| Prompt |
Reproduce the listing below word for word, with no pictures.
== == ==
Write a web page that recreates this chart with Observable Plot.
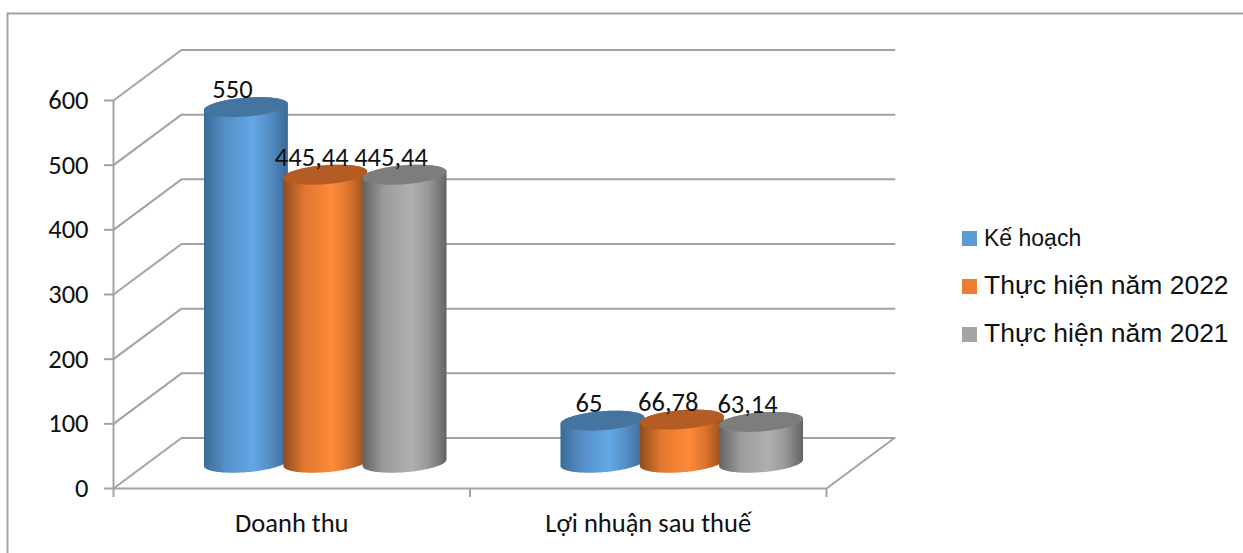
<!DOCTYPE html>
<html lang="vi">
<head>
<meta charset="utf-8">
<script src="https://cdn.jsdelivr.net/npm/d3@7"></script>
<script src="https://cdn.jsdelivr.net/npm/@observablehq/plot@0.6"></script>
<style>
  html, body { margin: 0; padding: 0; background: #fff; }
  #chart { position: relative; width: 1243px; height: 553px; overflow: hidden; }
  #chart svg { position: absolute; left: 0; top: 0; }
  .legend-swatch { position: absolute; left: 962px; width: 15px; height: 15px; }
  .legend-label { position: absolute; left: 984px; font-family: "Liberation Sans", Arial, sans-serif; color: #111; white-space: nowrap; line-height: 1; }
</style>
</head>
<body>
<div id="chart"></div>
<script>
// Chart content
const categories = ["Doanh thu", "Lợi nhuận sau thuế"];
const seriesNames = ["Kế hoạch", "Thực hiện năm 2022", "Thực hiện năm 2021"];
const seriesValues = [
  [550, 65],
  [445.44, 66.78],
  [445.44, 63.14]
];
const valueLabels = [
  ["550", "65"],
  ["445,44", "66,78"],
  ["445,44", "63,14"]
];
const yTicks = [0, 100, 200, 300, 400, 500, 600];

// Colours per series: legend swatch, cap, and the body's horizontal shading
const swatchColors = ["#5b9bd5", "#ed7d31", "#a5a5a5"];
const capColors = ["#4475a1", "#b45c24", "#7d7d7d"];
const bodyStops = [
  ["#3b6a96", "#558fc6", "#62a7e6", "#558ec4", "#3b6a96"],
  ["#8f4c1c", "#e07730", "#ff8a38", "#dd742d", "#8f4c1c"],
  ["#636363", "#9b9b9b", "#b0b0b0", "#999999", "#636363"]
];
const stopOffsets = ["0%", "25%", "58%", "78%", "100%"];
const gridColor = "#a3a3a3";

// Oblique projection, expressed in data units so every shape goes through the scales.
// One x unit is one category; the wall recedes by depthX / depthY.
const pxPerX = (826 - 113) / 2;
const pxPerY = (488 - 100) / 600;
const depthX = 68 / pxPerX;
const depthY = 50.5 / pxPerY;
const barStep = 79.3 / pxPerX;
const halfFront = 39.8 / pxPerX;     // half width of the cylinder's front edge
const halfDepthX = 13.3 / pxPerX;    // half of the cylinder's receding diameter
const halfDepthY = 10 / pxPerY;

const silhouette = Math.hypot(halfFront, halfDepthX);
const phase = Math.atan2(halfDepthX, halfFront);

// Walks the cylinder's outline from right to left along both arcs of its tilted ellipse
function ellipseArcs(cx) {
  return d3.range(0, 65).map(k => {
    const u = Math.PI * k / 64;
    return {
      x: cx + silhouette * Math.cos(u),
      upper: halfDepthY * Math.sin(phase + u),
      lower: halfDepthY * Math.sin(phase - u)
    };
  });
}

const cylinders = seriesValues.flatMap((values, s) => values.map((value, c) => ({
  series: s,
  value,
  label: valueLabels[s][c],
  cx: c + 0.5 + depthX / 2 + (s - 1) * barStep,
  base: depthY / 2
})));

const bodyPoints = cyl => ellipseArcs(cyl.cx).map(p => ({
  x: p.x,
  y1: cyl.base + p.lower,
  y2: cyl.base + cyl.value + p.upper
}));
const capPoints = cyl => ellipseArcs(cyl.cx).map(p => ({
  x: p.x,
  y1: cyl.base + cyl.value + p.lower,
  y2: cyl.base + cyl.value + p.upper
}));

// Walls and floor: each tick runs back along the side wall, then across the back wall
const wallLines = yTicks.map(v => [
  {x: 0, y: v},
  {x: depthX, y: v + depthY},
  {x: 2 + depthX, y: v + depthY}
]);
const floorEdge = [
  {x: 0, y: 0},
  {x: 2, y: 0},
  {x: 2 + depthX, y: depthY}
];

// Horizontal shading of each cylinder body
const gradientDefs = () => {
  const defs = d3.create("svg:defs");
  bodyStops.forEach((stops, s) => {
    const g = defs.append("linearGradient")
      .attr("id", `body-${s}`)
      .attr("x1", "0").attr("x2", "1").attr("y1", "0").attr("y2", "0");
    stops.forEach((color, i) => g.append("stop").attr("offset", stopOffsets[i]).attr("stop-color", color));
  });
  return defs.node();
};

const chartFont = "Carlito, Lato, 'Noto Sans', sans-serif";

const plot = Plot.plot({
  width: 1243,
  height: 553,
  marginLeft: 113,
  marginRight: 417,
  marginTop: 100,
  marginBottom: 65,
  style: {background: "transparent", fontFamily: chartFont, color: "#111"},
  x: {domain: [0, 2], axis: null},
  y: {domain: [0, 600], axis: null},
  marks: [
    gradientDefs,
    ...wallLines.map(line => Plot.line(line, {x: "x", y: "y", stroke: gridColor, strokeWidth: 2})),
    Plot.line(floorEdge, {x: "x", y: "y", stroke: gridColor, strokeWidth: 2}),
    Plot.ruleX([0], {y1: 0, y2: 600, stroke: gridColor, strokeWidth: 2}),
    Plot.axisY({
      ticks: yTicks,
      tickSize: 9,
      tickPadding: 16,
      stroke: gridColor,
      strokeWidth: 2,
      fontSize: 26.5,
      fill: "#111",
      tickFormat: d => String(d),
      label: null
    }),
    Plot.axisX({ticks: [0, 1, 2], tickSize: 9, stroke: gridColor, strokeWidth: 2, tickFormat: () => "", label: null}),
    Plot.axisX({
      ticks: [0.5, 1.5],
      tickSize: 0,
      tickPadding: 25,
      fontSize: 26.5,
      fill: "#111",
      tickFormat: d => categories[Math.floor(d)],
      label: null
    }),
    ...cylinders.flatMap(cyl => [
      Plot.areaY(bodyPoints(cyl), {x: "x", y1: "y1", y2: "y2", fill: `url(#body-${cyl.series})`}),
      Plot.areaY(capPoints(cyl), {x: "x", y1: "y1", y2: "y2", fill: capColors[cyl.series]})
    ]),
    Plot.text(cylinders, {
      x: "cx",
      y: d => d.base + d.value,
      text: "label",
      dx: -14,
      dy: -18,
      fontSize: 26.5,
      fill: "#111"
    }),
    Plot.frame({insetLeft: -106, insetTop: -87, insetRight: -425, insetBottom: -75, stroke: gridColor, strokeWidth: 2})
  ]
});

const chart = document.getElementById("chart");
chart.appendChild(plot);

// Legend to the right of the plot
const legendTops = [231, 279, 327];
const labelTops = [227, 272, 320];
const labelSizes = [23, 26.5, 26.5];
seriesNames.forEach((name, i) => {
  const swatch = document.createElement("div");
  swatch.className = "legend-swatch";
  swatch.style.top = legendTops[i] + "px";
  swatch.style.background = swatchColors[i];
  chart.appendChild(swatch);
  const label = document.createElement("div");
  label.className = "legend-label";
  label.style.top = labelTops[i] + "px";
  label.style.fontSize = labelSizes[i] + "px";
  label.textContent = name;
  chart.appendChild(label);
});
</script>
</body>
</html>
== == ==
| Reply to the exercise |
Write a web page that recreates this chart with Observable Plot.
<!DOCTYPE html>
<html lang="vi">
<head>
<meta charset="utf-8">
<script src="https://cdn.jsdelivr.net/npm/d3@7"></script>
<script src="https://cdn.jsdelivr.net/npm/@observablehq/plot@0.6"></script>
<style>
  html, body { margin: 0; padding: 0; background: #fff; }
  #chart { position: relative; width: 1243px; height: 553px; overflow: hidden; }
  #chart svg { position: absolute; left: 0; top: 0; }
  .legend-swatch { position: absolute; left: 962px; width: 15px; height: 15px; }
  .legend-label { position: absolute; left: 984px; font-family: "Liberation Sans", Arial, sans-serif; color: #111; white-space: nowrap; line-height: 1; }
</style>
</head>
<body>
<div id="chart"></div>
<script>
// Chart content
const categories = ["Doanh thu", "Lợi nhuận sau thuế"];
const seriesNames = ["Kế hoạch", "Thực hiện năm 2022", "Thực hiện năm 2021"];
const seriesValues = [
  [550, 65],
  [445.44, 66.78],
  [445.44, 63.14]
];
const valueLabels = [
  ["550", "65"],
  ["445,44", "66,78"],
  ["445,44", "63,14"]
];
const yTicks = [0, 100, 200, 300, 400, 500, 600];

// Colours per series: legend swatch, cap, and the body's horizontal shading
const swatchColors = ["#5b9bd5", "#ed7d31", "#a5a5a5"];
const capColors = ["#4475a1", "#b45c24", "#7d7d7d"];
const bodyStops = [
  ["#3b6a96", "#558fc6", "#62a7e6", "#558ec4", "#3b6a96"],
  ["#8f4c1c", "#e07730", "#ff8a38", "#dd742d", "#8f4c1c"],
  ["#636363", "#9b9b9b", "#b0b0b0", "#999999", "#636363"]
];
const stopOffsets = ["0%", "25%", "58%", "78%", "100%"];
const gridColor = "#a3a3a3";

// Oblique projection, expressed in data units so every shape goes through the scales.
// One x unit is one category; the wall recedes by depthX / depthY.
const pxPerX = (826 - 113) / 2;
const pxPerY = (488 - 100) / 600;
const depthX = 68 / pxPerX;
const depthY = 50.5 / pxPerY;
const barStep = 79.3 / pxPerX;
const halfFront = 39.8 / pxPerX;     // half width of the cylinder's front edge
const halfDepthX = 13.3 / pxPerX;    // half of the cylinder's receding diameter
const halfDepthY = 10 / pxPerY;

const silhouette = Math.hypot(halfFront, halfDepthX);
const phase = Math.atan2(halfDepthX, halfFront);

// Walks the cylinder's outline from right to left along both arcs of its tilted ellipse
function ellipseArcs(cx) {
  return d3.range(0, 65).map(k => {
    const u = Math.PI * k / 64;
    return {
      x: cx + silhouette * Math.cos(u),
      upper: halfDepthY * Math.sin(phase + u),
      lower: halfDepthY * Math.sin(phase - u)
    };
  });
}

const cylinders = seriesValues.flatMap((values, s) => values.map((value, c) => ({
  series: s,
  value,
  label: valueLabels[s][c],
  cx: c + 0.5 + depthX / 2 + (s - 1) * barStep,
  base: depthY / 2
})));

const bodyPoints = cyl => ellipseArcs(cyl.cx).map(p => ({
  x: p.x,
  y1: cyl.base + p.lower,
  y2: cyl.base + cyl.value + p.upper
}));
const capPoints = cyl => ellipseArcs(cyl.cx).map(p => ({
  x: p.x,
  y1: cyl.base + cyl.value + p.lower,
  y2: cyl.base + cyl.value + p.upper
}));

// Walls and floor: each tick runs back along the side wall, then across the back wall
const wallLines = yTicks.map(v => [
  {x: 0, y: v},
  {x: depthX, y: v + depthY},
  {x: 2 + depthX, y: v + depthY}
]);
const floorEdge = [
  {x: 0, y: 0},
  {x: 2, y: 0},
  {x: 2 + depthX, y: depthY}
];

// Horizontal shading of each cylinder body
const gradientDefs = () => {
  const defs = d3.create("svg:defs");
  bodyStops.forEach((stops, s) => {
    const g = defs.append("linearGradient")
      .attr("id", `body-${s}`)
      .attr("x1", "0").attr("x2", "1").attr("y1", "0").attr("y2", "0");
    stops.forEach((color, i) => g.append("stop").attr("offset", stopOffsets[i]).attr("stop-color", color));
  });
  return defs.node();
};

const chartFont = "Carlito, Lato, 'Noto Sans', sans-serif";

const plot = Plot.plot({
  width: 1243,
  height: 553,
  marginLeft: 113,
  marginRight: 417,
  marginTop: 100,
  marginBottom: 65,
  style: {background: "transparent", fontFamily: chartFont, color: "#111"},
  x: {domain: [0, 2], axis: null},
  y: {domain: [0, 600], axis: null},
  marks: [
    gradientDefs,
    ...wallLines.map(line => Plot.line(line, {x: "x", y: "y", stroke: gridColor, strokeWidth: 2})),
    Plot.line(floorEdge, {x: "x", y: "y", stroke: gridColor, strokeWidth: 2}),
    Plot.ruleX([0], {y1: 0, y2: 600, stroke: gridColor, strokeWidth: 2}),
    Plot.axisY({
      ticks: yTicks,
      tickSize: 9,
      tickPadding: 16,
      stroke: gridColor,
      strokeWidth: 2,
      fontSize: 26.5,
      fill: "#111",
      tickFormat: d => String(d),
      label: null
    }),
    Plot.axisX({ticks: [0, 1, 2], tickSize: 9, stroke: gridColor, strokeWidth: 2, tickFormat: () => "", label: null}),
    Plot.axisX({
      ticks: [0.5, 1.5],
      tickSize: 0,
      tickPadding: 25,
      fontSize: 26.5,
      fill: "#111",
      tickFormat: d => categories[Math.floor(d)],
      label: null
    }),
    ...cylinders.flatMap(cyl => [
      Plot.areaY(bodyPoints(cyl), {x: "x", y1: "y1", y2: "y2", fill: `url(#body-${cyl.series})`}),
      Plot.areaY(capPoints(cyl), {x: "x", y1: "y1", y2: "y2", fill: capColors[cyl.series]})
    ]),
    Plot.text(cylinders, {
      x: "cx",
      y: d => d.base + d.value,
      text: "label",
      dx: -14,
      dy: -18,
      fontSize: 26.5,
      fill: "#111"
    }),
    Plot.frame({insetLeft: -106, insetTop: -87, insetRight: -425, insetBottom: -75, stroke: gridColor, strokeWidth: 2})
  ]
});

const chart = document.getElementById("chart");
chart.appendChild(plot);

// Legend to the right of the plot
const legendTops = [231, 279, 327];
const labelTops = [227, 272, 320];
const labelSizes = [23, 26.5, 26.5];
seriesNames.forEach((name, i) => {
  const swatch = document.createElement("div");
  swatch.className = "legend-swatch";
  swatch.style.top = legendTops[i] + "px";
  swatch.style.background = swatchColors[i];
  chart.appendChild(swatch);
  const label = document.createElement("div");
  label.className = "legend-label";
  label.style.top = labelTops[i] + "px";
  label.style.fontSize = labelSizes[i] + "px";
  label.textContent = name;
  chart.appendChild(label);
});
</script>
</body>
</html>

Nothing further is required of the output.